Di Muhammadiyah, saya bisa menjadi diri sendiri, mengamalkan nasihat “laisal fatā man yaqūlu hadza abā walakinnal fatā man yaqūlu ha ana dza”. Seorang pemuda bukanlah yang mengatakan ini bapakku atau kakekku, tapi inilah diriku sendiri.
Saya pun berkuliah di Universitas Muhammadiyah Yogyarakta, berorganisasi di Ikatan Pelajar Muhammadiyah (IPM), menempa diri di Ikatan Mahasiswa Muhammadiyah (IMM), terus belajar menjadi kader Muhammadiyah. Membangun jalan saya sendiri dengan pikiran progresif. Islam harus bergerak dengan menaklukkan sendi-sendi peradaban: sains, pendidikan, kesehatan, hingga politik. Muhammadiyah mengajarkan saya manajemen dalam menyusun pergerakan ke arah sana.

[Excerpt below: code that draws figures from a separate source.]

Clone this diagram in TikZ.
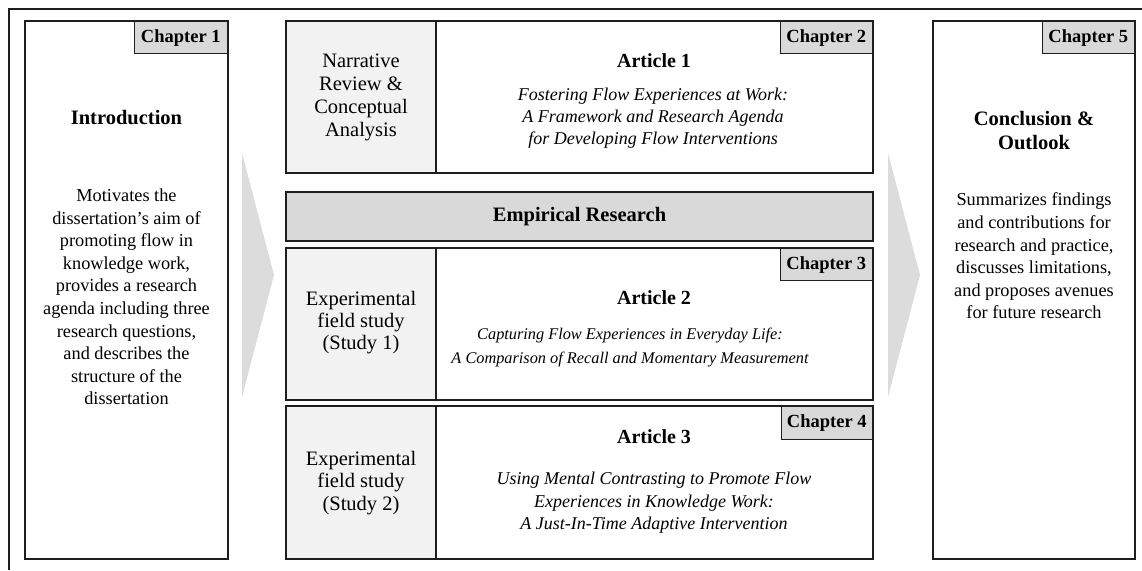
\documentclass[tikz,border=0pt]{standalone}
\usepackage{fontspec}
\setmainfont{Liberation Serif}
\definecolor{tabgray}{HTML}{D9D9D9}
\definecolor{sidegray}{HTML}{F2F2F2}
\definecolor{arrowgray}{HTML}{DCDCDC}
\definecolor{edge}{HTML}{1E1E1E}
\newcommand{\fsz}[2]{\fontsize{#1}{#2}\selectfont}
\begin{document}
\begin{tikzpicture}[x=1pt,y=-1pt,
  box/.style={draw=edge, line width=1.6pt, anchor=north west, inner sep=0pt, outer sep=0pt},
  sidebox/.style={box, fill=sidegray, minimum width=150pt},
  mainbox/.style={box, fill=white, minimum width=437pt},
  tab/.style={draw=edge, line width=1.4pt, fill=tabgray, anchor=north east, inner sep=0pt,
    minimum width=92pt, minimum height=32pt, font=\fsz{18.5}{20}\bfseries},
  heading/.style={inner sep=0pt, align=center, font=\fsz{20.5}{24}\bfseries},
  body/.style={inner sep=0pt, align=center, font=\fsz{18.3}{22.6}},
  side/.style={inner sep=0pt, align=center, font=\fsz{20.5}{23}},
  titles/.style={inner sep=0pt, align=center, font=\fsz{18}{22.3}\itshape},
  chevron/.style={fill=arrowgray, draw=none}
]
\useasboundingbox (0,0) rectangle (1142,570);
\fill[white] (0,0) rectangle (1142,570);

% frame
\draw[line width=2.2pt, edge] (9,570) -- (9,9) -- (1142,9);

% flow chevrons between the columns
\fill[chevron] (242,153) -- (274,275) -- (242,397) -- cycle;
\fill[chevron] (888,153) -- (920,275) -- (888,397) -- cycle;

% chapter 1
\node[box, minimum width=203pt, minimum height=538pt] (intro) at (25,21) {};
\node[tab, minimum width=93pt] (ch1) at (intro.north east) {Chapter 1};
\node[heading] (introT) at (126.5,118) {Introduction};
\node[body] (introB) at (126.5,297) {Motivates the\\dissertation’s aim of\\promoting flow in\\knowledge work,\\provides a research\\agenda including three\\research questions,\\and describes the\\structure of the\\dissertation};

% chapter 2 / article 1
\node[sidebox, minimum height=152pt] (a1side) at (286,21) {};
\node[mainbox, minimum height=152pt] (a1main) at (436,21) {};
\node[tab] (ch2) at (a1main.north east) {Chapter 2};
\node[side] (a1sideT) at (361,97) {Narrative\\Review \&\\Conceptual\\Analysis};
\node[heading, font=\fsz{20}{24}\bfseries] (a1T) at (654,61) {Article 1};
\node[titles] (a1B) at (653,118) {Fostering Flow Experiences at Work:\\A Framework and Research Agenda\\for Developing Flow Interventions};

% empirical research banner
\node[box, fill=tabgray, minimum width=587pt, minimum height=49pt] (emp) at (286,192) {};
\node[heading] (empT) at (579.5,217) {Empirical Research};

% chapter 3 / article 2
\node[sidebox, minimum height=152pt] (a2side) at (286,248) {};
\node[mainbox, minimum height=152pt] (a2main) at (436,248) {};
\node[tab] (ch3) at (a2main.north east) {Chapter 3};
\node[side, font=\fsz{20.5}{22}] (a2sideT) at (361,323) {Experimental\\field study\\(Study 1)};
\node[heading, font=\fsz{20}{24}\bfseries] (a2T) at (654,298) {Article 2};
\node[titles, font=\fsz{16.3}{24}\itshape] (a2B) at (630,348) {Capturing Flow Experiences in Everyday Life:\\A Comparison of Recall and Momentary Measurement};

% chapter 4 / article 3
\node[sidebox, minimum height=153pt] (a3side) at (286,406) {};
\node[mainbox, minimum height=153pt] (a3main) at (436,406) {};
\node[tab, minimum width=91pt, minimum height=33pt] (ch4) at (a3main.north east) {Chapter 4};
\node[side, font=\fsz{20.5}{22.5}] (a3sideT) at (361,483) {Experimental\\field study\\(Study 2)};
\node[heading, font=\fsz{20}{24}\bfseries] (a3T) at (654,437) {Article 3};
\node[titles, font=\fsz{18}{22.5}\itshape] (a3B) at (654,503) {Using Mental Contrasting to Promote Flow\\Experiences in Knowledge Work:\\A Just-In-Time Adaptive Intervention};

% chapter 5
\node[box, minimum width=202pt, minimum height=538pt] (concl) at (933,21) {};
\node[tab] (ch5) at (concl.north east) {Chapter 5};
\node[heading] (conclT) at (1034,131) {Conclusion \&\\Outlook};
\node[body] (conclB) at (1034,256) {Summarizes findings\\and contributions for\\research and practice,\\discusses limitations,\\and proposes avenues\\for future research};
\end{tikzpicture}
\end{document}
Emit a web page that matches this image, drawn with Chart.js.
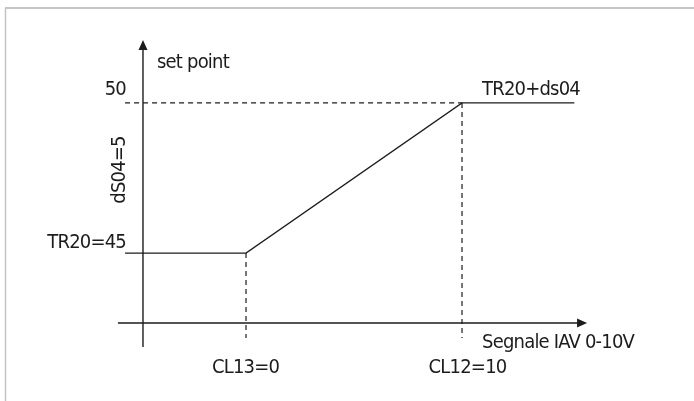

Suatu ketika Buya Syafii Maarif berpesan bahwa NU dan Muhammadiyah harus bergandengan tangan untuk masa depan bangsa ini. Harus bersatu. Saya tak bisa menahan rasa bahagia dalam dada ketika membaca artikel Buya, hati saya jadi hangat, masa lalu dan masa kini dalam diri saya berdetak. Membunyikan lonceng kenangan sekaligus harapan. Saya mungkin bukan satu-satunya anak NU yang jadi kader Muhammadiyah, tapi ketika itu pesan Buya rasanya buat saya. Saya terpanggil. Terinspirasi. Tentu banyak yang seperti saya.
Kapanpun ada kata NU, ada sesuatu yang menyala-nyala dalam diri saya, tak bisa saya bendung. Seperti hari ini, saat NU merayakan hari lahirnya yang ke-95, ada bagian diri saya yang terpanggil.
Selamat hari lahir Nahdlatul Ulama ke-95.